Republican Sen. Richard Burr of North Carolina is stepping aside as chairman of the influential Senate Intelligence Committee while he's under investigation for stock trades he made ahead of the market downturn sparked by the coronavirus pandemic.
Senate Majority Leader Mitch McConnell said in a statement that Burr "contacted me this morning to inform me of his decision to step aside as Chairman of the Intelligence Committee during the pendency of the investigation." McConnell said Burr's resignation as chairman will be effective at the end of the day on Friday.
Burr's decision to step down as chairman is a stunning development for the North Carolina Republican, who has led the Senate Intelligence Committee through its three-year investigation into Russian election interference that's nearing completion and affirmed the intelligence community's conclusion Russia was trying to help President Donald Trump's candidacy.

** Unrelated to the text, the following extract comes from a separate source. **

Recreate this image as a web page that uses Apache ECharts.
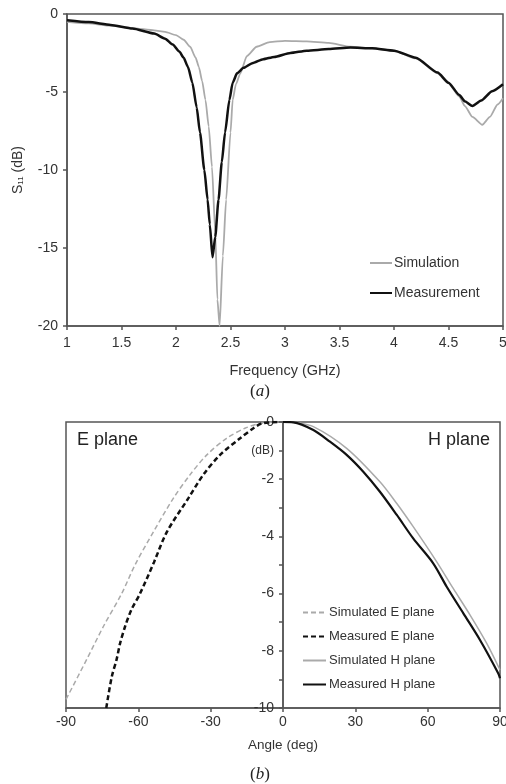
<!DOCTYPE html>
<html lang="en">
<head>
    <meta charset="UTF-8">
    <title>S11 and radiation pattern</title>
    <script src="https://cdn.jsdelivr.net/npm/echarts@6/dist/echarts.min.js"></script>
    <style>
        html, body { margin: 0; padding: 0; background: #fff; }
        #main { width: 506px; height: 784px; }
    </style>
</head>
<body>
<div id="main"></div>
<script>
    // (a) S11 vs frequency
    var freqSim = [1.0, 1.2, 1.4, 1.6, 1.8, 1.9, 2.0, 2.07, 2.13, 2.18, 2.21, 2.24, 2.27, 2.30, 2.33,
        2.36, 2.38, 2.40, 2.43, 2.46, 2.50, 2.52, 2.55, 2.59, 2.65, 2.74, 2.86, 3.0, 3.2, 3.4,
        3.6, 3.8, 4.0, 4.2, 4.4, 4.5, 4.6, 4.65, 4.72, 4.81, 4.88, 4.95, 5.0];
    var s11Sim = [-0.5, -0.6, -0.75, -0.9, -1.05, -1.15, -1.35, -1.65, -2.1, -2.8, -3.4, -4.3, -5.5, -7.2, -9.8,
        -14.0, -18.3, -20.0, -15.5, -11.9, -7.6, -5.5, -4.5, -3.8, -2.7, -2.1, -1.8, -1.72, -1.75, -1.85,
        -2.1, -2.2, -2.35, -2.85, -3.8, -4.45, -5.3, -5.9, -6.6, -7.1, -6.6, -5.8, -5.4];
    var freqMeas = [1.0, 1.2, 1.4, 1.6, 1.8, 1.9, 1.97, 2.03, 2.07, 2.11, 2.15, 2.19, 2.22, 2.26, 2.29,
        2.31, 2.335, 2.36, 2.39, 2.42, 2.45, 2.49, 2.52, 2.56, 2.62, 2.7, 2.8, 2.9, 3.05, 3.2,
        3.4, 3.6, 3.8, 4.0, 4.2, 4.4, 4.5, 4.6, 4.65, 4.72, 4.8, 4.9, 5.0];
    var s11Meas = [-0.4, -0.52, -0.7, -0.93, -1.25, -1.58, -1.95, -2.4, -2.8, -3.4, -4.4, -6.0, -7.6, -10.0, -11.9,
        -13.5, -15.6, -14.3, -11.9, -9.5, -7.6, -5.5, -4.4, -3.8, -3.45, -3.15, -2.9, -2.75, -2.5, -2.35,
        -2.25, -2.15, -2.2, -2.35, -2.8, -3.75, -4.4, -5.2, -5.6, -5.9, -5.55, -4.95, -4.5];

    // (b) normalized pattern
    var angSimE = [-90, -81.4, -74.5, -66.9, -61.4, -53.8, -45.5, -38.6, -31.6, -23.4, -15.8, -9.5, -2];
    var dbSimE = [-9.7, -8.3, -7.15, -6.0, -5.0, -3.85, -2.67, -1.85, -1.15, -0.57, -0.22, -0.05, 0];
    var angMeasE = [-73.3, -71, -69, -67.6, -65.5, -62.8, -59.3, -53.5, -48.2, -39.3, -33.1, -26.1, -17.8, -12.3, -8.8, -2];
    var dbMeasE = [-10, -8.9, -8.3, -7.75, -7.15, -6.55, -6.0, -4.9, -3.85, -2.67, -1.85, -1.15, -0.57, -0.22, -0.05, 0];
    var angSimH = [0, 5, 12.6, 26.4, 40.2, 47.2, 54, 63.7, 70.6, 77.6, 84.5, 90];
    var dbSimH = [0, -0.02, -0.16, -0.92, -2.09, -2.85, -3.66, -4.88, -5.82, -6.75, -7.74, -8.67];
    var angMeasH = [0, 4.3, 12.6, 19.5, 26.4, 33.3, 40.2, 47.2, 54, 62.3, 67.9, 74.8, 81.7, 89.3, 90];
    var dbMeasH = [0, -0.01, -0.28, -0.69, -1.15, -1.74, -2.44, -3.25, -4.07, -4.94, -5.76, -6.69, -7.62, -8.79, -8.96];

    function zip(xs, ys) {
        var out = [];
        for (var i = 0; i < xs.length; i++) out.push([xs[i], ys[i]]);
        return out;
    }

    var axisCol = '#555';
    var labelCol = '#333';
    var lightGray = '#aaaaaa';
    var dark = '#111111';

    var myChart = echarts.init(document.getElementById('main'));

    var option = {
        animation: false,
        backgroundColor: '#fff',
        textStyle: { fontFamily: 'Liberation Sans, Arial, sans-serif' },
        grid: [
            { left: 67, top: 14, width: 436, height: 312, show: true, borderColor: axisCol, borderWidth: 1.5,
              outerBoundsMode: 'none', containLabel: false },
            { left: 66, top: 422, width: 434, height: 286, show: true, borderColor: axisCol, borderWidth: 1.5,
              outerBoundsMode: 'none', containLabel: false }
        ],
        xAxis: [
            {
                gridIndex: 0, type: 'value', min: 1, max: 5, interval: 0.5,
                axisLine: { onZero: false, lineStyle: { color: axisCol, width: 1.5 } },
                axisTick: { length: 4, lineStyle: { color: axisCol, width: 1.5 } },
                axisLabel: { fontSize: 14, color: labelCol, margin: 10 },
                splitLine: { show: false },
                name: 'Frequency (GHz)', nameLocation: 'middle', nameGap: 37,
                nameTextStyle: { fontSize: 14.5, color: labelCol }
            },
            {
                gridIndex: 1, type: 'value', min: -90, max: 90, interval: 30,
                axisLine: { onZero: false, lineStyle: { color: axisCol, width: 1.5 } },
                axisTick: { length: 4, lineStyle: { color: axisCol, width: 1.5 } },
                axisLabel: { fontSize: 14, color: labelCol, margin: 7 },
                splitLine: { show: false },
                name: 'Angle (deg)', nameLocation: 'middle', nameGap: 30,
                nameTextStyle: { fontSize: 13.5, color: labelCol }
            }
        ],
        yAxis: [
            {
                gridIndex: 0, type: 'value', min: -20, max: 0, interval: 5,
                axisLine: { onZero: false, lineStyle: { color: axisCol, width: 1.5 } },
                axisTick: { length: 4, lineStyle: { color: axisCol, width: 1.5 } },
                axisLabel: { fontSize: 14, color: labelCol, margin: 9 },
                splitLine: { show: false },
                name: '{s|S}{sub|11}{s| (dB)}', nameLocation: 'middle', nameGap: 42,
                nameTextStyle: {
                    rich: {
                        s: { fontSize: 14, color: labelCol },
                        sub: { fontSize: 8, color: labelCol, verticalAlign: 'bottom' }
                    }
                }
            },
            {
                // left half of the crossing ticks, with labels
                gridIndex: 1, type: 'value', min: -10, max: 0, interval: 1,
                offset: -217,
                axisLine: { onZero: false, lineStyle: { color: axisCol, width: 1.5 } },
                axisTick: { length: 4, lineStyle: { color: axisCol, width: 1.5 } },
                axisLabel: {
                    fontSize: 14, color: labelCol, margin: 9,
                    formatter: function (v) {
                        if (v === -1) return '{u|(dB)}';
                        return v % 2 === 0 ? String(v) : '';
                    },
                    rich: { u: { fontSize: 12, color: labelCol } }
                },
                splitLine: { show: false }
            },
            {
                // right half of the crossing ticks
                gridIndex: 1, type: 'value', min: -10, max: 0, interval: 1,
                offset: -217,
                axisLine: { onZero: false, lineStyle: { color: axisCol, width: 1.5 } },
                axisTick: { inside: true, length: 4, lineStyle: { color: axisCol, width: 1.5 } },
                axisLabel: { show: false },
                splitLine: { show: false }
            }
        ],
        legend: [
            {
                data: ['Simulation', 'Measurement'],
                orient: 'vertical', left: 369, top: 256, padding: 0,
                itemWidth: 22, itemHeight: 14, itemGap: 16,
                itemStyle: { opacity: 0 },
                textStyle: { fontSize: 14, color: labelCol, padding: [0, 0, 0, -3] }
            },
            {
                data: ['Simulated E plane', 'Measured E plane', 'Simulated H plane', 'Measured H plane'],
                orient: 'vertical', left: 302, top: 606, padding: 0,
                itemWidth: 23, itemHeight: 14, itemGap: 11,
                itemStyle: { opacity: 0 },
                textStyle: { fontSize: 13, color: labelCol, padding: [0, 0, 0, -2] }
            }
        ],
        series: [
            {
                name: 'Simulation', type: 'line', xAxisIndex: 0, yAxisIndex: 0,
                data: zip(freqSim, s11Sim), symbol: 'none', smooth: 0.2, smoothMonotone: 'x',
                lineStyle: { color: lightGray, width: 1.8 }, itemStyle: { color: lightGray }
            },
            {
                name: 'Measurement', type: 'line', xAxisIndex: 0, yAxisIndex: 0,
                data: zip(freqMeas, s11Meas), symbol: 'none', smooth: 0.2, smoothMonotone: 'x',
                lineStyle: { color: dark, width: 2.5 }, itemStyle: { color: dark }
            },
            {
                name: 'Simulated E plane', type: 'line', xAxisIndex: 1, yAxisIndex: 1,
                data: zip(angSimE, dbSimE), symbol: 'none', smooth: 0.3,
                lineStyle: { color: lightGray, width: 1.5, type: [5, 3] }, itemStyle: { color: lightGray }
            },
            {
                name: 'Measured E plane', type: 'line', xAxisIndex: 1, yAxisIndex: 1,
                data: zip(angMeasE, dbMeasE), symbol: 'none', smooth: 0.3,
                lineStyle: { color: dark, width: 2.5, type: [5, 3] }, itemStyle: { color: dark }
            },
            {
                name: 'Simulated H plane', type: 'line', xAxisIndex: 1, yAxisIndex: 1,
                data: zip(angSimH, dbSimH), symbol: 'none', smooth: 0.3,
                lineStyle: { color: lightGray, width: 1.5 }, itemStyle: { color: lightGray }
            },
            {
                name: 'Measured H plane', type: 'line', xAxisIndex: 1, yAxisIndex: 1,
                data: zip(angMeasH, dbMeasH), symbol: 'none', smooth: 0.3,
                lineStyle: { color: dark, width: 2.2 }, itemStyle: { color: dark }
            }
        ],
        graphic: [
            {
                type: 'text', x: 260, y: 392,
                style: {
                    text: '({i|a})', align: 'center', verticalAlign: 'middle',
                    font: '17px "Liberation Serif", serif', fill: '#222',
                    rich: { i: { fontStyle: 'italic', fontSize: 17, fontFamily: 'Liberation Serif' } }
                }
            },
            {
                type: 'text', x: 260, y: 775,
                style: {
                    text: '({i|b})', align: 'center', verticalAlign: 'middle',
                    font: '17px "Liberation Serif", serif', fill: '#222',
                    rich: { i: { fontStyle: 'italic', fontSize: 17, fontFamily: 'Liberation Serif' } }
                }
            },
            {
                type: 'text', x: 77, y: 440,
                style: { text: 'E plane', verticalAlign: 'middle', font: '18px "Liberation Sans", Arial', fill: '#222' }
            },
            {
                type: 'text', x: 490, y: 440,
                style: { text: 'H plane', align: 'right', verticalAlign: 'middle', font: '18px "Liberation Sans", Arial', fill: '#222' }
            }
        ]
    };

    myChart.setOption(option);
</script>
</body>
</html>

Shortly after McConnell's announcement, Burr told reporters he was resigning as intelligence chair because "this is a distraction to the hard work of the committee and the members and I think the security of the country is too important to have any distractions."
Burr said he has been cooperating with investigators "since the beginning" and will let the investigation play out. Burr has given no thought to resigning from the Senate, he said, and he does not believe he exercised poor judgment with his stock trades. He'll remain a member of the Intelligence Committee.